Malam ini saya berpikir beberapa kali soal lagu yang puitis.
Ada dua hal yang membuat lagu menjadi puitis. Satu, liriknya. Dua, melodinya.
Tiga, memori akan lagu itu sendiri. Untuk memahaminya, mari kita kuliti satu
per-satu. Tentu jangan dianggap terlalu serius, karena ini semua berdasarkan
keluguan pemahaman saya terhadap dunia musik. Silakan dikritik. Bebas kok.
Soal pertama, liriknya. Dalam situasi begini, instrumen
musik ibarat tubuh. Sementara yang menjadi nyawa adalah liriknya. Lirik lagu
serupa syair-syair puisi. Bedanya, puisi disuarakan dengan intonasi, tetapi
lirik musik dibunyikan dengan irama. Maka, apabila anda ingin tahu kualitas
bermusik seseorang atau kelompok musik, dengarkan liriknya baik-baik. Lirik
adalah nyawa seorang musisi. Sumber kekuatan yang menembus perasaan
pendengarnya.
Saya sendiri masih memegang teguh pedoman: musik yang paling
nikmat didengar adalah musik dengan lirik-liriknya yang puitis. Puitis tidak
selalu romantis: merengek-rengek minta dirindui, dicintai, atau bermanja-manja
dengan kekasih. Tidak mesti begitu. Tetapi juga bicara soal nasib sunyi, penindasan,
keterasingan, dan jutaan ekspresi yang tidak cukup dibicarakan di sini.
Bagaimana dengan musik instrumental? Maka, ini terkait soal
kedua, yaitu bagaimana melodi, nada, dan irama itu disusun dan disampaikan
kepada gendang telinga. Bahasa liris, digantikan bahasa melodis, dan ini
tergantung dari persepsi juga imajinasi kita sendiri. Di dalam hati kita, saya
membayangkan ada benang-benang halus yang bergetar jika disentuh oleh sesuatu
yang mampu menggoyangnya. Terkadang perlahan. Terkadang menghentak. Terkadang biasa
saja. Datar.
Tetapi ada beberapa musisi yang berhasil meracik keduanya. Ini
benar-benar langka dan wajib dikoleksi.
Saya baru menyadari satu hal kenapa merindukan lagu puitis
itu ibarat kebelet pipis. Sebab lagu yang puitis akan menyisakan ingatan. Lalu,
sebagai manusia, kita mulai menghubungkan benang-benang itu dengan kehidupan
nyata.
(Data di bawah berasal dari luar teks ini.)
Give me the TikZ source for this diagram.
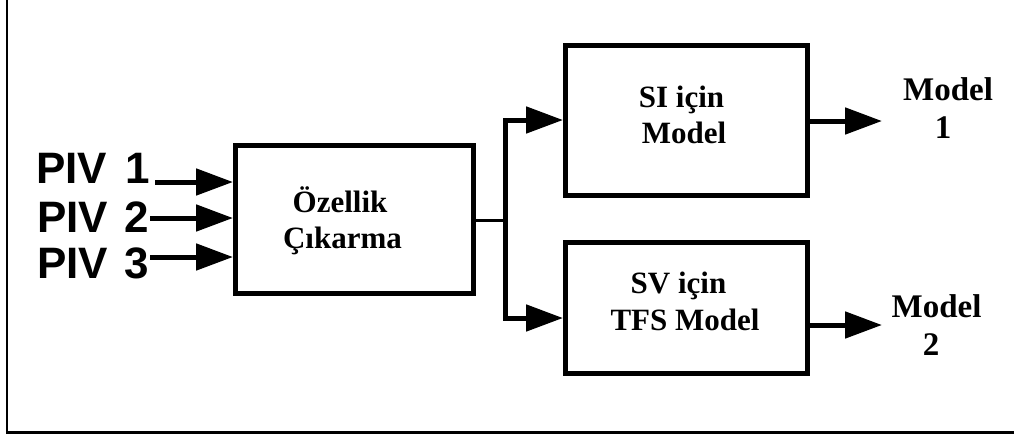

Memang lucu. Tapi mau bagaimana lagi…
Sengaja tidak ada contohnya kali ini. Nanti dikira
determinis selera. Bicara lagu, syair puitis, dan musik, hanyalah masalah
selera. Selera tidak ada standarnya. Kalaupun ada yang bicara soal standarisasi
selera bermusik, berarti sampeyan sudah termakan logika industri, dimana yang
paling larislah yang dinamakan selera terbaik. Maka, yang terpenting, kata Rhoma Irama, maka
dari itu silakan bermusik, asal jangan saling mengusik, boleh saja membenci,
tapi jangan mengganggu. Yang mengusik dan mengganggu diusir Bang Haji: “Minggiiiir!”